C’est l’hallucinante « magie du patriarcat », et une incroyable imposture. On fait croire que « c’est du cinéma » mais cela n’en est pas. C’est de la propagande d’une sexualité violente, raciste, sexiste, lesbophobe !

Et pourquoi lesbophobe ?

Jusqu’à  récemment, lorsqu’on cherchait le mot «  lesbienne » dans google, on tombait sur les représentations des lesbiennes par le « porno ». Des femmes hypersexualisées, soumises, excitables. Le scénario type : deux femmes ensemble, un homme arrive, l’archétype de la lesbienne qu’on va « remettre » dans le droit chemin de l’hétérosexualité, qui fait appel à  une longue histoire de viol « correctif » contre les lesbiennes.

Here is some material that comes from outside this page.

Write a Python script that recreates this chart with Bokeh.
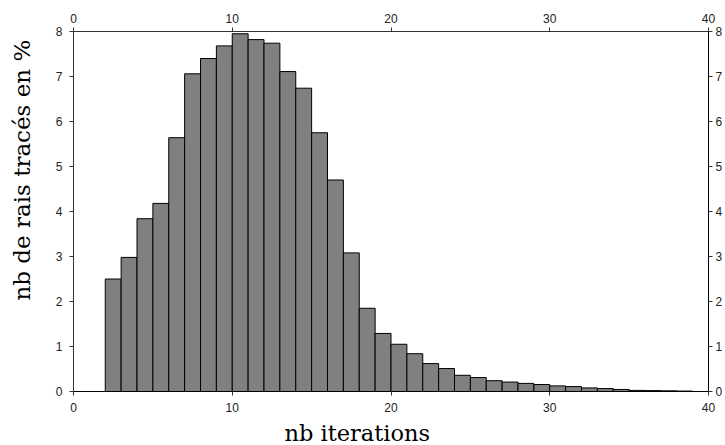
from bokeh.plotting import figure
from bokeh.models import LinearAxis, Range1d, FixedTicker, Title, ColumnDataSource
from bokeh.embed import file_html
from bokeh.resources import INLINE

# Histogram data: bin left edges (nb iterations) and percentage of rays
bin_left = list(range(2, 39))
percent = [2.50, 2.98, 3.84, 4.18, 5.64, 7.06, 7.40, 7.68, 7.95, 7.82,
           7.74, 7.11, 6.74, 5.75, 4.70, 3.08, 1.85, 1.29, 1.05, 0.84,
           0.62, 0.51, 0.36, 0.31, 0.24, 0.21, 0.18, 0.155, 0.125, 0.11,
           0.08, 0.065, 0.045, 0.025, 0.02, 0.015, 0.01]
x_ticks = [0, 10, 20, 30, 40]
y_ticks = [0, 1, 2, 3, 4, 5, 6, 7, 8]
x_label = "nb iterations"
y_label = "nb de rais tracés en %"

src = ColumnDataSource(dict(
    left=bin_left,
    right=[b + 1 for b in bin_left],
    top=percent,
    bottom=[0] * len(percent),
))

p = figure(width=725, height=445, x_range=Range1d(0, 40), y_range=Range1d(0, 8),
           output_backend="svg", toolbar_location=None)
p.grid.visible = False
p.outline_line_color = None
p.background_fill_color = "white"
p.border_fill_color = "white"
p.min_border_left = 73
p.min_border_right = 17
p.min_border_top = 31
p.min_border_bottom = 54

p.quad(left="left", right="right", top="top", bottom="bottom", source=src,
       fill_color="#808080", line_color="black", line_width=1)

p.add_layout(LinearAxis(), "above")
p.add_layout(LinearAxis(), "right")

TICK_FONT = "Liberation Sans"
for ax in p.xaxis:
    ax.ticker = FixedTicker(ticks=x_ticks)
for ax in p.yaxis:
    ax.ticker = FixedTicker(ticks=y_ticks)
for ax in p.xaxis + p.yaxis:
    ax.axis_line_color = "#333333"
    ax.axis_line_width = 1
    ax.major_tick_line_color = "#333333"
    ax.major_tick_out = 4
    ax.major_tick_in = 0
    ax.minor_tick_line_color = None
    ax.major_label_text_font = TICK_FONT
    ax.major_label_text_font_size = "12px"
    ax.major_label_text_color = "#222222"
p.left[0].major_label_standoff = 7
p.right[0].major_label_standoff = 3
p.above[0].major_label_standoff = 5
p.below[0].major_label_standoff = 7
p.right[0].axis_line_color = "black"
p.below[0].axis_line_color = "black"

# thin blank spacers between the axes and the axis titles
p.add_layout(Title(text=" ", text_font_size="1px", standoff=0), "below")
p.add_layout(Title(text=" ", text_font_size="1px", standoff=13), "left")

xt = Title(text=x_label, align="left", offset=211, vertical_align="bottom",
           text_font="DejaVu Serif", text_font_size="22.5px",
           text_font_style="normal", text_color="black", standoff=0)
yt = Title(text=y_label, align="left", offset=91, vertical_align="bottom",
           text_font="DejaVu Serif", text_font_size="23px",
           text_font_style="normal", text_color="black", standoff=4)
p.add_layout(xt, "below")
p.add_layout(yt, "left")

open("out.html", "w").write(file_html(p, INLINE))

Taper « lesbienne » et n’avoir que que la représentation qu’en a le porno fait que les adolescentes qui s’interrogent sur leur orientation sexuelle sont renvoyées à  quelque chose de profondément misogyne et sexiste. Heureusement, Google a modifié son algorithme sous la pression d’organisations féministes pour que ces résultas arrivent plus bas dans la liste.

Quelles actions menez-vous sur le sujet ?

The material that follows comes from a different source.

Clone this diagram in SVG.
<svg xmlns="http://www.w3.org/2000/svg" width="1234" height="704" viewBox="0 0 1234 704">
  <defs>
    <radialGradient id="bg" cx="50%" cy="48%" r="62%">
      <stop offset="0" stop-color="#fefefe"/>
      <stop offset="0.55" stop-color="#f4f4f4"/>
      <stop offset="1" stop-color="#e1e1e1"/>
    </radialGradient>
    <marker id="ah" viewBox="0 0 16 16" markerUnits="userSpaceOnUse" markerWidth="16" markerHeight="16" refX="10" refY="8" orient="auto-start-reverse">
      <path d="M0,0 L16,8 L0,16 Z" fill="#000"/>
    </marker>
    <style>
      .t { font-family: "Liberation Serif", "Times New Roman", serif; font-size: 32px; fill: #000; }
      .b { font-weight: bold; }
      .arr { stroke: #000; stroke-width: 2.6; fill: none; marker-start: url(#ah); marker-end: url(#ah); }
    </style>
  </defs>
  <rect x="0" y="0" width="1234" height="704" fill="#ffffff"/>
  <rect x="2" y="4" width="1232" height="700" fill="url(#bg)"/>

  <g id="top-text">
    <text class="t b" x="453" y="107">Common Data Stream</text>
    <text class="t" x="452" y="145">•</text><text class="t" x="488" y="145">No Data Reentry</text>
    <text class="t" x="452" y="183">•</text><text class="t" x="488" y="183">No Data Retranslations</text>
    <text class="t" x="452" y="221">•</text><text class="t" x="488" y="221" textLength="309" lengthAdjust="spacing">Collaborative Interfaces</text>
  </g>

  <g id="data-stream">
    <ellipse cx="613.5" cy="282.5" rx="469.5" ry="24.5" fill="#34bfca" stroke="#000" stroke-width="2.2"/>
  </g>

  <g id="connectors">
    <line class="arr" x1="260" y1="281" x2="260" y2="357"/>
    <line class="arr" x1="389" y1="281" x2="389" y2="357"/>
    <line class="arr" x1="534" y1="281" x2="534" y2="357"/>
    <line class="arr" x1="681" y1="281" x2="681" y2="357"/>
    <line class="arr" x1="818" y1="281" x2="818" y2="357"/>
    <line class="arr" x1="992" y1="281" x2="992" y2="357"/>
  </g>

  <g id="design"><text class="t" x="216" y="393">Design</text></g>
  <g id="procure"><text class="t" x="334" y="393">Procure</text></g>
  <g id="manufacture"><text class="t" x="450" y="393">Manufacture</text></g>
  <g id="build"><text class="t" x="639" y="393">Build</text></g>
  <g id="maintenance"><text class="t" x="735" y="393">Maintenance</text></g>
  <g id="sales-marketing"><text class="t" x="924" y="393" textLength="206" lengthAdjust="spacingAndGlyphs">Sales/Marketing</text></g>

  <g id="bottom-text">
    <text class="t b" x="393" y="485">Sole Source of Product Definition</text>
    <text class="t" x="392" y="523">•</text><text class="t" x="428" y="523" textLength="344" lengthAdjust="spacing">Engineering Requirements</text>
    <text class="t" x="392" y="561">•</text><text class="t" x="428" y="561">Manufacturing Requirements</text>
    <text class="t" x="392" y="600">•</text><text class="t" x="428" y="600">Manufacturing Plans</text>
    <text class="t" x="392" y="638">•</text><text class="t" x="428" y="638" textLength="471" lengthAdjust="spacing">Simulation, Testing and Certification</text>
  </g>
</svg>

Nous éditons un journal pour nos militantes et militants pour diffuser nos analyses sur le sujet. D’abord, nous avons ajouté en 2018 dans notre charte des valeurs le mot pornographie dans « abolition de la prostitution et de la pornographie. Dans le journal interne que nous sortons ce mois d’octobre, nous appuyons cette prise de position en l’expliquant en détail.

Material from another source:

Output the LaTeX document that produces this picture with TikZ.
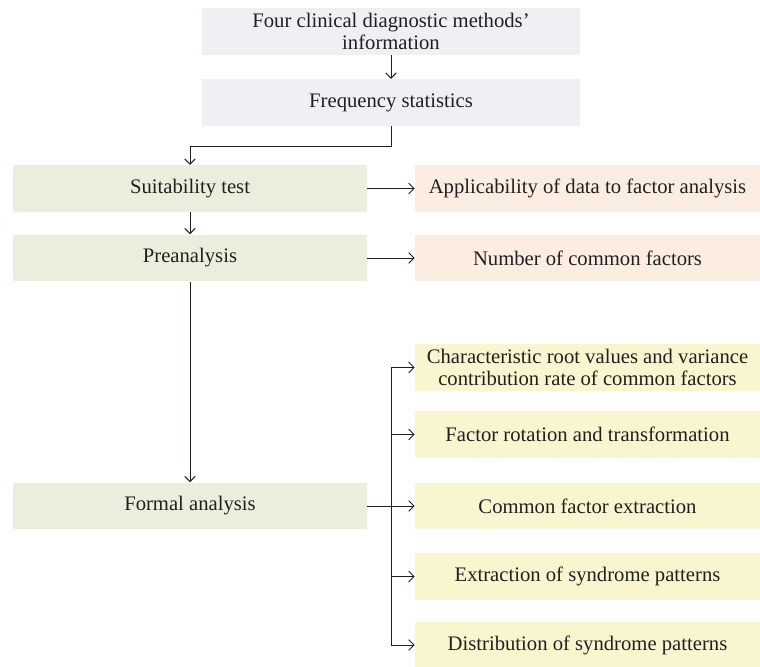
\documentclass[tikz,border=0pt]{standalone}
\usepackage{fontspec}
\setmainfont{Liberation Serif}
\usetikzlibrary{arrows.meta,positioning}
\definecolor{ink}{HTML}{231F20}
\definecolor{lav}{HTML}{EFEFF4}
\definecolor{sage}{HTML}{E9EEDD}
\definecolor{peach}{HTML}{FBEDE2}
\definecolor{straw}{HTML}{F8F6CF}

\begin{document}
\begin{tikzpicture}[x=0.75pt,y=-0.75pt,
    every node/.style={font=\fontsize{15.5}{16}\selectfont,text=ink},
    box/.style={inner sep=0pt,minimum height=35pt,align=center},
    topbox/.style={box,fill=lav,minimum width=283.5pt},
    stagebox/.style={box,fill=sage,minimum width=265.5pt},
    resbox/.style={box,fill=peach,minimum width=258.75pt},
    outbox/.style={box,fill=straw,minimum width=258.75pt},
    arr/.style={-{Straight Barb[length=4pt,width=8pt]},line width=0.75pt,ink}]
      \useasboundingbox (0,0) rectangle (760,667);
      \node[topbox] (info) at (391,31.5) {Four clinical diagnostic methods’\\information};
      \node[topbox] (freq) at (391,102.5) {Frequency statistics};
      \node[stagebox] (suit) at (190,188.5) {Suitability test};
      \node[stagebox] (pre) at (190,258) {Preanalysis};
      \node[stagebox] (formal) at (190,506) {Formal analysis};
      \node[resbox] (appl) at (587.5,188.5) {Applicability of data to factor analysis};
      \node[resbox] (num) at (587.5,258) {Number of common factors};
      \node[outbox] (root) at (587.5,367.5) {Characteristic root values and variance\\contribution rate of common factors};
      \node[outbox] (rot) at (587.5,434.5) {Factor rotation and transformation};
      \node[outbox] (extr) at (587.5,506) {Common factor extraction};
      \node[outbox] (synd) at (587.5,576.5) {Extraction of syndrome patterns};
      \node[outbox] (dist) at (587.5,645) {Distribution of syndrome patterns};
      \coordinate (bend) at (190,146);
      \coordinate (spine) at (391,0);
      \draw[arr] (info) -- (freq);
      \draw[arr] (freq.south) |- (bend) -- (suit.north);
      \draw[arr] (suit) -- (appl);
      \draw[arr] (suit) -- (pre);
      \draw[arr] (pre) -- (num);
      \draw[arr] (pre) -- (formal);
      % branch to the outputs
      \draw[line width=0.75pt,ink] (formal.east) -- (formal.east -| spine);
      \draw[line width=0.75pt,ink] (root.west -| spine) -- (dist.west -| spine);
      \foreach \n in {root,rot,extr,synd,dist}
        \draw[arr] (\n.west -| spine) -- (\n.west);
    \end{tikzpicture}
\end{document}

Ensuite, nous allons faire une campagne de sensibilisation. D’abord, à  destination des adolescentes, sur ce qu’est une vraie « libération des sexualités des femmes ». Parler de sexualité libre et désirante, de parler de plaisr, de clitoris, c’est une première étape. Nous envisageons ensuite une campagne contre le système porno-criminel directement.
Nous continuerons aussi des campagnes abolitionistes de la prostitution, en incorporant toujours le système pornocriminel. C’est une bataille féministe, et que nous souhaitons mener le plus souvent possible avec le Mouvement du Nid.